Case ID: cal_47/html/0619-01.html
Source: Caselaw Access Project
Author: {"author": "By the Court:", "license": "Public Domain", "url": "https://static.case.law/"}
Date Created: 2024-08-24T03:29:51.129683

[No. 4,046.]
    JOHN J. EKEL v. FRANK SWIFT and P. CALLAHAN.
    Vacating a Judgment.—When an attorney in a canse fails to attend a trial had at a regular term of the Oourt, and does not know that the cause is Set for trial, and this failure and want of knowledge is caused by an illness of the attorney which was not sudden, but under which he had been laboring for a year, and the other party obtains a judgment for want of an appearance, the facts are not sufficient to warrant an order vacating the judgment.
    
      Appeal from the District Court of the Sixth Judicial District, Sacramento County.
    The action was replevin. There was no appearance at the trial on behalf of the defendant and the plaintiff obtained a judgment. Subsequently the defendant applied to have the judgment set aside upon the grounds mentioned by the Court. The application was denied, and the defendant appealed from the order denying it.
    
      Hamilton & Dunlap, for Appellant, cited Graham and Waterman on New Trials, vol. 1, p. 162; Ogden v. Payne, 5 Cow. 15; Jones v. Fennimon, 1 Iowa, 134; and Triplett v. Scott, 5 Bush, Ky. 81.
    
      McKune & Welty, for Respondent, cited Whitworth v. Murphy, 29 Iowa, 472; and Washer v. White, 16 Ind. 137.
   By the Court:

The ground upon which the application to set aside the judgment below was rested in the main, was the misapprehension of the defendant’s attorney as to the setting down of the cause.

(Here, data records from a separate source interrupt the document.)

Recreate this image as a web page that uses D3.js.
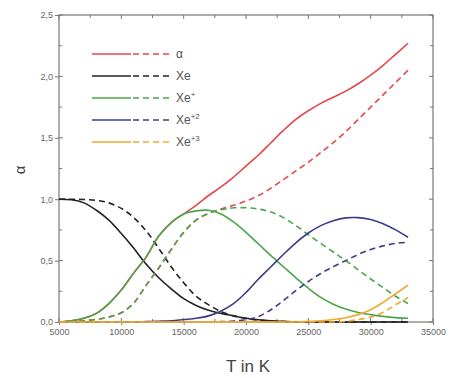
<!DOCTYPE html>
<html>
<head>
<meta charset="utf-8">
<script src="https://cdn.jsdelivr.net/npm/d3@7"></script>
<style>
  body { margin: 0; background: #fff; }
  svg { display: block; font-family: "Liberation Sans", Arial, sans-serif; }
</style>
</head>
<body>
<svg id="chart" width="454" height="378"></svg>
<script>
// temperature grid (K)
const temps = [5000, 6000, 7000, 8000, 9000, 10000, 11000, 12000, 13000, 14000,
  15000, 16000, 17000, 18000, 19000, 20000, 21000, 22000, 23000, 24000,
  25000, 26000, 27000, 28000, 29000, 30000, 31000, 32000, 33000];

// solid curves
const alphaSolid = [0, 0.01, 0.03, 0.07, 0.15, 0.26, 0.40, 0.53, 0.70, 0.81,
  0.88, 0.95, 1.03, 1.10, 1.18, 1.27, 1.36, 1.46, 1.56, 1.65,
  1.72, 1.78, 1.83, 1.88, 1.94, 2.01, 2.09, 2.18, 2.27];
const xeSolid = [1.0, 0.995, 0.97, 0.91, 0.83, 0.72, 0.60, 0.47, 0.36, 0.27,
  0.19, 0.135, 0.095, 0.07, 0.05, 0.03, 0.018, 0.01, 0.005, 0,
  0, 0, 0, 0, 0, 0, 0, 0, 0];
const xe1Solid = [0, 0.01, 0.03, 0.07, 0.15, 0.26, 0.40, 0.53, 0.70, 0.81,
  0.88, 0.905, 0.91, 0.88, 0.815, 0.73, 0.635, 0.54, 0.45, 0.36,
  0.275, 0.20, 0.145, 0.105, 0.078, 0.06, 0.046, 0.036, 0.03];
const xe2Solid = [0, 0, 0, 0, 0, 0, 0, 0.003, 0.006, 0.01,
  0.02, 0.03, 0.05, 0.09, 0.15, 0.24, 0.35, 0.45, 0.55, 0.645,
  0.725, 0.785, 0.825, 0.848, 0.85, 0.835, 0.80, 0.75, 0.69];
const xe3Solid = [0, 0, 0, 0, 0, 0, 0, 0, 0, 0,
  0, 0, 0, 0, 0, 0, 0, 0, 0, 0,
  0.005, 0.01, 0.02, 0.035, 0.06, 0.10, 0.16, 0.23, 0.30];

// dashed curves
const alphaDash = [0, 0.003, 0.01, 0.022, 0.04, 0.075, 0.155, 0.30, 0.44, 0.59,
  0.73, 0.83, 0.885, 0.92, 0.95, 0.985, 1.03, 1.09, 1.16, 1.23,
  1.30, 1.38, 1.46, 1.55, 1.65, 1.75, 1.85, 1.95, 2.05];
const xeDash = [1.0, 1.0, 0.997, 0.99, 0.97, 0.925, 0.85, 0.74, 0.60, 0.45,
  0.32, 0.21, 0.14, 0.085, 0.05, 0.03, 0.015, 0.007, 0.003, 0,
  0, 0, 0, 0, 0, 0, 0, 0, 0];
const xe1Dash = [0, 0.003, 0.01, 0.022, 0.04, 0.075, 0.155, 0.30, 0.44, 0.59,
  0.73, 0.83, 0.885, 0.915, 0.93, 0.93, 0.92, 0.895, 0.85, 0.785,
  0.71, 0.64, 0.57, 0.50, 0.425, 0.35, 0.28, 0.21, 0.15];
const xe2Dash = [0, 0, 0, 0, 0, 0, 0, 0, 0, 0,
  0, 0, 0, 0.003, 0.008, 0.02, 0.045, 0.10, 0.175, 0.255,
  0.33, 0.395, 0.45, 0.50, 0.55, 0.59, 0.62, 0.64, 0.65];
const xe3Dash = [0, 0, 0, 0, 0, 0, 0, 0, 0, 0,
  0, 0, 0, 0, 0, 0, 0, 0, 0, 0,
  0, 0, 0, 0.005, 0.02, 0.04, 0.08, 0.14, 0.20];

const seriesNames = ["α", "Xe", "Xe+", "Xe+2", "Xe+3"];
const seriesColors = ["#e4474b", "#222222", "#4ca54c", "#3b3b8c", "#f0a830"];
const solidSets = [alphaSolid, xeSolid, xe1Solid, xe2Solid, xe3Solid];
const dashSets = [alphaDash, xeDash, xe1Dash, xe2Dash, xe3Dash];

const xTicks = [5000, 10000, 15000, 20000, 25000, 30000, 35000];
const yTicks = [0, 0.5, 1.0, 1.5, 2.0, 2.5];

const plotL = 59, plotR = 433, plotT = 15, plotB = 322;
const svg = d3.select("#chart");

const x = d3.scaleLinear().domain([5000, 35000]).range([plotL, plotR]);
const y = d3.scaleLinear().domain([0, 2.5]).range([plotB, plotT]);
const fmt = d => d.toFixed(1).replace(".", ",");
const axisColor = "#777";

// frame
svg.append("rect")
   .attr("x", plotL).attr("y", plotT)
   .attr("width", plotR - plotL).attr("height", plotB - plotT)
   .attr("fill", "none").attr("stroke", axisColor).attr("stroke-width", 1.2);

// axes
const xMinor = d3.range(7500, 35000, 5000);
const yMinor = d3.range(0.25, 2.5, 0.5);

const bAxis = svg.append("g").attr("transform", `translate(0,${plotB})`)
   .call(d3.axisBottom(x).tickValues(xTicks).tickFormat(d => d).tickSize(3).tickPadding(4));
const lAxis = svg.append("g").attr("transform", `translate(${plotL},0)`)
   .call(d3.axisLeft(y).tickValues(yTicks).tickFormat(fmt).tickSize(4).tickPadding(2));
[bAxis, lAxis].forEach(g => {
  g.select(".domain").remove();
  g.selectAll("line").attr("stroke", axisColor);
  g.selectAll("text").attr("fill", "#666").style("font-size", "9px");
});

// inner ticks on all sides
const tickG = svg.append("g").attr("stroke", axisColor);
xTicks.concat(xMinor).forEach(v => {
  const len = xTicks.includes(v) ? 4 : 3;
  tickG.append("line").attr("x1", x(v)).attr("x2", x(v)).attr("y1", plotB).attr("y2", plotB - len);
  tickG.append("line").attr("x1", x(v)).attr("x2", x(v)).attr("y1", plotT).attr("y2", plotT + len);
});
yTicks.concat(yMinor).forEach(v => {
  const len = yTicks.includes(v) ? 4 : 3;
  tickG.append("line").attr("x1", plotL).attr("x2", plotL + len).attr("y1", y(v)).attr("y2", y(v));
  tickG.append("line").attr("x1", plotR).attr("x2", plotR - len).attr("y1", y(v)).attr("y2", y(v));
});

// axis titles
svg.append("text")
   .attr("x", 248).attr("y", 372)
   .attr("text-anchor", "middle")
   .attr("fill", "#444")
   .style("font-size", "17px")
   .text("T in K");
svg.append("text")
   .attr("transform", "translate(25,170) rotate(-90)")
   .attr("text-anchor", "middle")
   .attr("fill", "#444")
   .style("font-size", "15px")
   .text("α");

// curves
const line = vals => d3.line()
   .x((d, i) => x(temps[i]))
   .y(d => y(d))
   .curve(d3.curveCatmullRom.alpha(0.5))(vals);

const curves = svg.append("g").attr("fill", "none").attr("stroke-width", 1.6);
seriesNames.forEach((name, k) => {
  curves.append("path")
        .attr("d", line(dashSets[k]))
        .attr("stroke", seriesColors[k])
        .attr("stroke-dasharray", "6,4");
  curves.append("path")
        .attr("d", line(solidSets[k]))
        .attr("stroke", seriesColors[k]);
});

// legend
const legend = svg.append("g");
const rowY = [54, 76, 98, 120, 142];
seriesNames.forEach((name, k) => {
  const g = legend.append("g").attr("transform", `translate(0,${rowY[k]})`);
  g.append("line").attr("x1", 92).attr("x2", 131).attr("y1", 0).attr("y2", 0)
   .attr("stroke", seriesColors[k]).attr("stroke-width", 1.6);
  g.append("line").attr("x1", 133).attr("x2", 173).attr("y1", 0).attr("y2", 0)
   .attr("stroke", seriesColors[k]).attr("stroke-width", 1.6)
   .attr("stroke-dasharray", "6,4");
  const t = g.append("text").attr("x", 176).attr("y", 4)
   .attr("fill", "#555").style("font-size", "12px");
  const base = name.startsWith("Xe") ? "Xe" : name;
  t.append("tspan").text(base);
  const sup = name.slice(base.length);
  if (sup) t.append("tspan").attr("dy", -5).style("font-size", "8px").text(sup);
});
</script>
</body>
</html>
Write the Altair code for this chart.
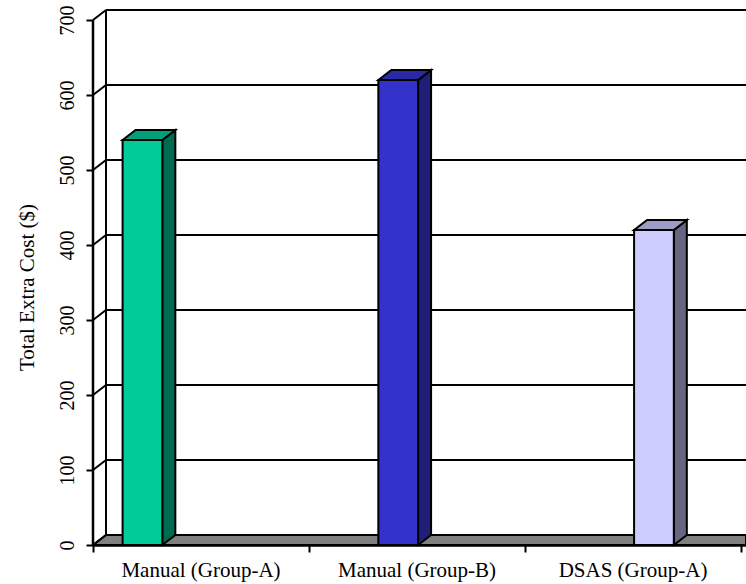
import altair as alt
import pandas as pd

# ---- data ----
categories = ["Manual (Group-A)", "Manual (Group-B)", "DSAS (Group-A)"]
values = [540, 620, 420]
front_colors = ["#00CC99", "#3333CC", "#CCCCFF"]
top_colors = ["#00A07A", "#2A2AA6", "#9C9CC6"]
side_colors = ["#006B50", "#1F1F78", "#666680"]
y_ticks = [0, 100, 200, 300, 400, 500, 600, 700]

# ---- layout constants (pixels -> data units) ----
W, H = 653, 535
PX_X = 216.0          # pixels per category slot
PX_Y = 0.75           # pixels per unit of value
XMAX = W / PX_X
YMAX = H / PX_Y
DX = 13 / PX_X        # 3-D depth offset, horizontal
DY = 10 / PX_Y        # 3-D depth offset, vertical
BAR_START = 0.137
BAR_W = 0.184
FONT = "Liberation Serif"

xs = alt.Scale(domain=[0, XMAX], nice=False, zero=False)
ys = alt.Scale(domain=[0, YMAX], nice=False, zero=False)
X_AX = alt.Axis(values=[0, 1, 2, 3], labels=False, title=None, grid=False,
                tickSize=7, tickWidth=2, tickColor="black", domain=True,
                domainColor="black", domainWidth=2.5, zindex=1)
Y_AX = alt.Axis(values=y_ticks, title="Total Extra Cost ($)", grid=False,
                domain=False, tickSize=7, tickWidth=2, tickColor="black",
                labelAngle=270, labelAlign="center", labelBaseline="bottom",
                labelPadding=9, labelFont=FONT, labelFontSize=20, labelColor="black",
                titleFont=FONT, titleFontSize=21, titleFontWeight="normal",
                titleColor="black", titleAngle=270, titleAlign="center",
                titleBaseline="alphabetic", titleX=-60, titleY=277, zindex=1)


def X(f):
    return alt.X(f, type="quantitative", scale=xs, axis=X_AX)


def Y(f):
    return alt.Y(f, type="quantitative", scale=ys, axis=Y_AX, stack=None)


# back wall gridlines (incl. top edge)
grid_df = pd.DataFrame({"v": y_ticks})
grid_df["yb"] = grid_df["v"] + DY
grid_df["x0"] = DX
grid_df["x1"] = XMAX
grid_df["xf"] = 0.0
grid = alt.Chart(grid_df).mark_rule(color="black", strokeWidth=2).encode(
    x=X("x0"), x2="x1", y=Y("yb"))
connectors = alt.Chart(grid_df).mark_rule(color="black", strokeWidth=2).encode(
    x=X("xf"), x2="x0", y=Y("v"), y2="yb")

edge_df = pd.DataFrame({"x": [DX], "y": [DY], "y2": [YMAX]})
back_edge = alt.Chart(edge_df).mark_rule(color="black", strokeWidth=2).encode(
    x=X("x"), y=Y("y"), y2="y2")

front_df = pd.DataFrame({"x": [0.0], "y": [0.0], "y2": [float(y_ticks[-1])]})
front_axis = alt.Chart(front_df).mark_rule(color="black", strokeWidth=2.5).encode(
    x=X("x"), y=Y("y"), y2="y2")

floor_df = pd.DataFrame({"x": [0.0, DX, XMAX], "y": [0.0, DY, DY], "y2": [0.0, 0.0, 0.0]})
floor = alt.Chart(floor_df).mark_area(fill="#808080", stroke="black", strokeWidth=2,
                                      strokeJoin="miter", orient="vertical").encode(
    x=X("x"), y=Y("y"), y2="y2")

# bars
side_rows, top_rows, front_rows = [], [], []
for i, (c, v) in enumerate(zip(categories, values)):
    x0 = i + BAR_START + i * BAR_W
    x1 = x0 + BAR_W
    front_rows.append({"id": i, "x0": x0, "x1": x1, "y": 0.0, "y2": v, "col": front_colors[i]})
    side_rows += [
        {"id": i, "x": x1, "y": v, "y2": 0.0},
        {"id": i, "x": x1 + DX, "y": v + DY, "y2": DY},
    ]
    top_rows += [
        {"id": i, "x": x0, "y": v, "y2": v},
        {"id": i, "x": x0 + DX, "y": v + DY, "y2": v},
        {"id": i, "x": x1, "y": v + DY, "y2": v},
        {"id": i, "x": x1 + DX, "y": v + DY, "y2": v + DY},
    ]

faces = []
side_df = pd.DataFrame(side_rows)
top_df = pd.DataFrame(top_rows)
for i in range(len(categories)):
    faces.append(alt.Chart(side_df[side_df["id"] == i]).mark_area(
        fill=side_colors[i], stroke="black", strokeWidth=2, strokeJoin="miter",
        orient="vertical").encode(x=X("x"), y=Y("y"), y2="y2"))
    faces.append(alt.Chart(top_df[top_df["id"] == i]).mark_area(
        fill=top_colors[i], stroke="black", strokeWidth=2, strokeJoin="miter",
        orient="vertical").encode(x=X("x"), y=Y("y"), y2="y2"))

front = alt.Chart(pd.DataFrame(front_rows)).mark_rect(
    stroke="black", strokeWidth=2).encode(
    x=X("x0"), x2="x1", y=Y("y"), y2="y2",
    fill=alt.Fill("col:N", scale=None))

lab_df = pd.DataFrame({"label": categories, "x": [i + 0.5 for i in range(len(categories))],
                       "y": [0.0] * len(categories)})
labels = alt.Chart(lab_df).mark_text(font=FONT, fontSize=21, color="black",
                                     baseline="alphabetic", align="center", dy=32).encode(
    x=X("x"), y=Y("y"), text="label:N")

chart = alt.layer(grid, back_edge, floor, connectors, front_axis, *faces, front, labels).properties(
    width=W, height=H, padding={"left": 93, "top": 10, "right": 0, "bottom": 39},
    autosize=alt.AutoSizeParams(type="none"), background="white",
).configure_view(stroke=None)

chart.save("out.html", embed_options={"renderer": "svg", "actions": False})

It had been set down for trial at the May term, 1873, but was not reached during that term owing to the ill health of the Judge of the District Court. At the following June term the May calendar of trial causes was ifaken up, and the causes undisposed of again set down for trial. The attorney of the defendant did not attend the June term, and the only reason given for his non-attendance' was ill health—not a sudden attack, but the usual degree of indisposition under which he habitually labored and had suffered for more than one year previously to the trial, rendering him, as he says, at times “unable to attend the Court or attend to any business.” The Court was held, and the cause subsequently tried in open Court in the same city in which the attorney resides.

Under such circumstances we cannot disturb the action of the Court below in denying the motion to set aside the judgment.

Judgment and order affirmed. Remittitur forthwith.